Man denies running a gambling operation
By Ken Kobayashi
Advertiser Courts Writer
By Ken Kobayashi
A 42-year-old man pleaded not guilty yesterday to federal charges of running a racketeering gambling operation.
Kai Ming Wang also will ask for a separate trial from codefendants charged with a 2004 double murder at the Pali Golf Course, Wang's lawyer Reginald Minn said at his client's arraignment.
Wang, also known as "A Fook," is accused of operating a gambling operation from 1999 to 2004.
His co-defendants include Rodney Joseph Jr., Kevin A. Gonsalves and Ethan Motta, who are accused of being part of the illegal enterprise and also are accused of murdering two men and wounding at third at the golf course in January 2004.
Joseph and Gonsalves pleaded not guilty to the federal charges yesterday. Motta pleaded not guilty on Friday.
All four are being held without bail in the federal case.
U.S. Magistrate Judge Leslie Kobayashi scheduled the trial for the week of Oct. 24.
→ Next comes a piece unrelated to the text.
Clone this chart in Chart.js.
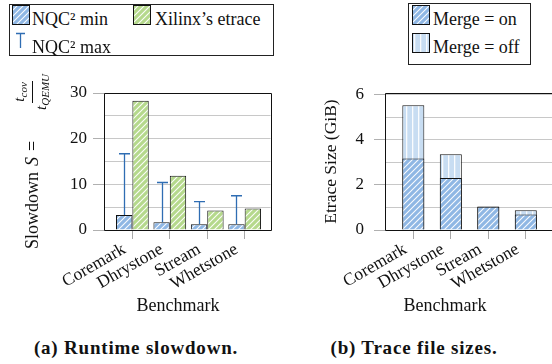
<!DOCTYPE html>
<html><head><meta charset="utf-8">
<script src="https://cdn.jsdelivr.net/npm/chart.js@4.4.1/dist/chart.umd.min.js"></script>
<style>
html,body{margin:0;padding:0;background:#fff;width:552px;height:364px;overflow:hidden;}
body{position:relative;font-family:'Liberation Serif','Tinos','Times New Roman','DejaVu Serif',serif;color:#111;}
canvas{position:absolute;}
.abs{position:absolute;white-space:nowrap;}
.legend{position:absolute;border:1px solid #222;box-sizing:border-box;background:#fff;}
.lt{position:absolute;font-size:18px;line-height:20px;white-space:nowrap;}
.xt{position:absolute;font-size:18px;line-height:20px;width:120px;text-align:center;}
.cap{position:absolute;font-weight:bold;font-size:19px;letter-spacing:0.8px;line-height:22px;width:240px;text-align:center;white-space:nowrap;}
.frac{display:inline-flex;flex-direction:column;align-items:center;vertical-align:middle;font-size:15px;line-height:15px;margin-left:24px;}
.frac .num{border-bottom:1px solid #111;padding:0 1px 1px 1px;}
.frac .den{padding:1px 1px 0 1px;}
.frac sub{font-size:11px;vertical-align:-3px;}
.sv{margin-left:6px;}
.eq{margin:0 6px;}
</style></head>
<body>
<canvas id="c1" width="282" height="300" style="left:0;top:0"></canvas>
<canvas id="c2" width="272" height="300" style="left:290px;top:0"></canvas>

<div class="legend" style="left:9px;top:4px;width:265px;height:52px;"></div>
<canvas id="sw1" width="18" height="20" style="left:12px;top:5px"></canvas>
<span class="lt" style="left:32px;top:9px">NQC² min</span>
<canvas id="sw2" width="18" height="20" style="left:133px;top:5px"></canvas>
<span class="lt" style="left:155px;top:9px">Xilinx’s etrace</span>
<canvas id="sw3" width="18" height="20" style="left:12px;top:31px"></canvas>
<span class="lt" style="left:32px;top:37px">NQC² max</span>

<div class="legend" style="left:408px;top:3px;width:123px;height:62px;"></div>
<canvas id="sw4" width="18" height="20" style="left:412px;top:5px"></canvas>
<span class="lt" style="left:433px;top:9px">Merge = on</span>
<canvas id="sw5" width="18" height="20" style="left:412px;top:33px"></canvas>
<span class="lt" style="left:433px;top:37px">Merge = off</span>

<div class="abs" style="left:-70px;top:145px;width:204px;height:32px;transform:rotate(-90deg);display:flex;align-items:center;justify-content:center;font-size:18px;">
Slowdown<i class="sv">S</i><span class="eq">=</span><span class="frac"><span class="num"><i>t</i><sub><i>cov</i></sub></span><span class="den"><i>t</i><sub><i>QEMU</i></sub></span></span>
</div>

<div class="xt" style="left:118px;top:295px">Benchmark</div>
<div class="xt" style="left:385px;top:295px">Benchmark</div>
<div class="cap" style="left:16px;top:337px">(a) Runtime slowdown.</div>
<div class="cap" style="left:294px;top:337px">(b) Trace file sizes.</div>

<script>
const benchmarks = ['Coremark', 'Dhrystone', 'Stream', 'Whetstone'];
const nqcMin = [3.3, 1.7, 1.25, 1.25];
const nqcMax = [16.7, 10.4, 6.2, 7.5];
const xilinxEtrace = [28.3, 11.9, 4.25, 4.7];
const mergeOn = [3.17, 2.3, 1.03, 0.69];
const mergeOff = [5.53, 3.36, 1.04, 0.87];
const slowdownTicks = [0, 5, 10, 15, 20, 25, 30];
const slowdownLabels = [0, 10, 20, 30];
const sizeTicks = [0, 1, 2, 3, 4, 5, 6];
const sizeLabels = [0, 2, 4, 6];

const BLUE = '#8fb7e4', GREEN = '#b5d98c', LBLUE = '#c8ddf2', ERR = '#2f6db3';
const FONT = "'Liberation Serif', 'Tinos', 'Times New Roman', 'DejaVu Serif', serif";
Chart.defaults.font.family = FONT;
Chart.defaults.color = '#111';

function diagPattern(bg) {
  const s = 6, c = document.createElement('canvas'); c.width = c.height = s;
  const g = c.getContext('2d');
  g.fillStyle = bg; g.fillRect(0, 0, s, s);
  g.strokeStyle = 'rgba(255,255,255,0.95)'; g.lineWidth = 1.1;
  g.beginPath();
  g.moveTo(0, s); g.lineTo(s, 0);
  g.moveTo(-s, s); g.lineTo(s, -s);
  g.moveTo(0, 2 * s); g.lineTo(2 * s, 0);
  g.stroke();
  return document.createElement('canvas').getContext('2d').createPattern(c, 'repeat');
}
function vertPattern(bg) {
  const s = 6, c = document.createElement('canvas'); c.width = c.height = s;
  const g = c.getContext('2d');
  g.fillStyle = bg; g.fillRect(0, 0, s, s);
  g.fillStyle = 'rgba(255,255,255,0.9)'; g.fillRect(2, 0, 1.3, s);
  return document.createElement('canvas').getContext('2d').createPattern(c, 'repeat');
}
const bluePat = diagPattern(BLUE), greenPat = diagPattern(GREEN), offPat = vertPattern(LBLUE);

function swatch(id, pat) {
  const c = document.getElementById(id), g = c.getContext('2d');
  g.fillStyle = pat; g.fillRect(0, 0, c.width, c.height);
  g.strokeStyle = '#111'; g.lineWidth = 1; g.strokeRect(0.5, 0.5, c.width - 1, c.height - 1);
}
swatch('sw1', bluePat); swatch('sw2', greenPat); swatch('sw4', bluePat); swatch('sw5', offPat);
(function () {
  const g = document.getElementById('sw3').getContext('2d');
  g.strokeStyle = ERR; g.lineWidth = 1.3;
  g.beginPath(); g.moveTo(8.5, 2); g.lineTo(8.5, 17); g.moveTo(4, 2.5); g.lineTo(13, 2.5); g.stroke();
})();

const framePlugin = {
  id: 'frame',
  afterDraw(chart) {
    const { ctx, chartArea: a } = chart;
    ctx.save(); ctx.strokeStyle = '#111'; ctx.lineWidth = 1;
    const l = Math.round(a.left) + 0.5, t = Math.round(a.top) + 0.5, r = Math.round(a.right) + 0.5, b = Math.round(a.bottom) + 0.5;
    ctx.beginPath(); ctx.moveTo(r, t); ctx.lineTo(l, t); ctx.lineTo(l, b); ctx.lineTo(r, b); ctx.lineTo(r, t); ctx.stroke();
    ctx.restore();
  }
};
const errorPlugin = {
  id: 'errbars',
  afterDatasetsDraw(chart) {
    const { ctx } = chart, y = chart.scales.y, meta = chart.getDatasetMeta(0);
    ctx.save(); ctx.strokeStyle = ERR; ctx.lineWidth = 1.3;
    meta.data.forEach((bar, i) => {
      const top = y.getPixelForValue(nqcMax[i]);
      const x = Math.round(bar.x) + 0.5;
      ctx.beginPath(); ctx.moveTo(x, bar.y); ctx.lineTo(x, top);
      ctx.moveTo(x - 5.5, top); ctx.lineTo(x + 5.5, top); ctx.stroke();
    });
    ctx.restore();
  }
};

function xScale(min, max) {
  return {
    type: 'linear', min, max, offset: false,
    afterFit: s => { s.height = 70; },
    afterBuildTicks: s => { s.ticks = benchmarks.map((_, i) => ({ value: i })); },
    ticks: { callback: v => benchmarks[v], minRotation: 30, maxRotation: 30, autoSkip: false,
             font: { size: 17.5 }, padding: 0, labelOffset: -8 },
    grid: { drawOnChartArea: false, offset: false, color: '#a8a8a8', tickLength: 9 },
    border: { display: false }
  };
}
function yScale(max, ticks, labels, width, pad, title) {
  return {
    min: 0, max,
    afterFit: s => { s.width = width; },
    afterBuildTicks: s => { s.ticks = ticks.map(v => ({ value: v })); },
    ticks: { callback: v => labels.includes(v) ? String(v) : '', font: { size: 17 }, padding: pad, autoSkip: false },
    grid: { color: '#c8c8c8', borderDash: [6, 4], tickLength: 11,
            tickColor: c => (c.tick && labels.includes(c.tick.value)) ? '#b0b0b0' : 'rgba(0,0,0,0)' },
    border: { display: false },
    title: title || { display: false }
  };
}

new Chart(document.getElementById('c1'), {
  type: 'bar',
  data: {
    datasets: [
      { label: 'NQC² min', data: nqcMin.map((v, i) => ({ x: i, y: v })), backgroundColor: bluePat, borderColor: '#111', borderWidth: 1 },
      { label: 'Xilinx’s etrace', data: xilinxEtrace.map((v, i) => ({ x: i, y: v })), backgroundColor: greenPat, borderColor: '#111', borderWidth: 1 }
    ]
  },
  options: {
    responsive: false, animation: false, events: [],
    layout: { padding: { top: 93, right: 11.5, left: 0, bottom: 0 } },
    plugins: { legend: { display: false }, tooltip: { enabled: false } },
    datasets: { bar: { categoryPercentage: 0.875, barPercentage: 1 } },
    scales: {
      x: xScale(-0.758, 3.69),
      y: yScale(30, slowdownTicks, slowdownLabels, 104, 6)
    }
  },
  plugins: [framePlugin, errorPlugin]
});

new Chart(document.getElementById('c2'), {
  type: 'bar',
  data: {
    datasets: [
      { label: 'Merge = on', data: mergeOn.map((v, i) => ({ x: i, y: v })), backgroundColor: bluePat, borderColor: '#111', borderWidth: 1 },
      { label: 'Merge = off', data: mergeOff.map((v, i) => ({ x: i, y: v })), backgroundColor: offPat, borderColor: '#111', borderWidth: 1 }
    ]
  },
  options: {
    responsive: false, animation: false, events: [],
    layout: { padding: { top: 93, right: 8, left: 0, bottom: 0 } },
    plugins: { legend: { display: false }, tooltip: { enabled: false } },
    datasets: { bar: { categoryPercentage: 0.587, barPercentage: 1 } },
    scales: {
      x: Object.assign(xScale(-0.755, 3.752), { stacked: true }),
      y: Object.assign(yScale(6.07, sizeTicks, sizeLabels, 95, 10,
           { display: true, text: 'Etrace Size (GiB)', font: { size: 17.5 }, padding: { top: 31, bottom: 0 } }), { stacked: false })
    }
  },
  plugins: [framePlugin]
});
</script>
</body></html>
The federal trial date comes after the state's prosecution over the golf course shooting against Joseph, Gonsalves and Motta, who are scheduled to go on trial in August.
If convicted, the three face a sentence of up to life in prison without parole in the state court. Hawai'i law does not authorize the death penalty.
In the federal case, federal prosecutors must make an internal recommendation to the U.S. attorney general, who will determine whether to seek the death penalty against the three men. Wang is not charged in the federal murder counts and doesn't face the potential of capital punishment.
A fifth man charged with participating in the racketeering operation also pleaded not guilty yesterday. Siaosi Alapati is free on a signature bond.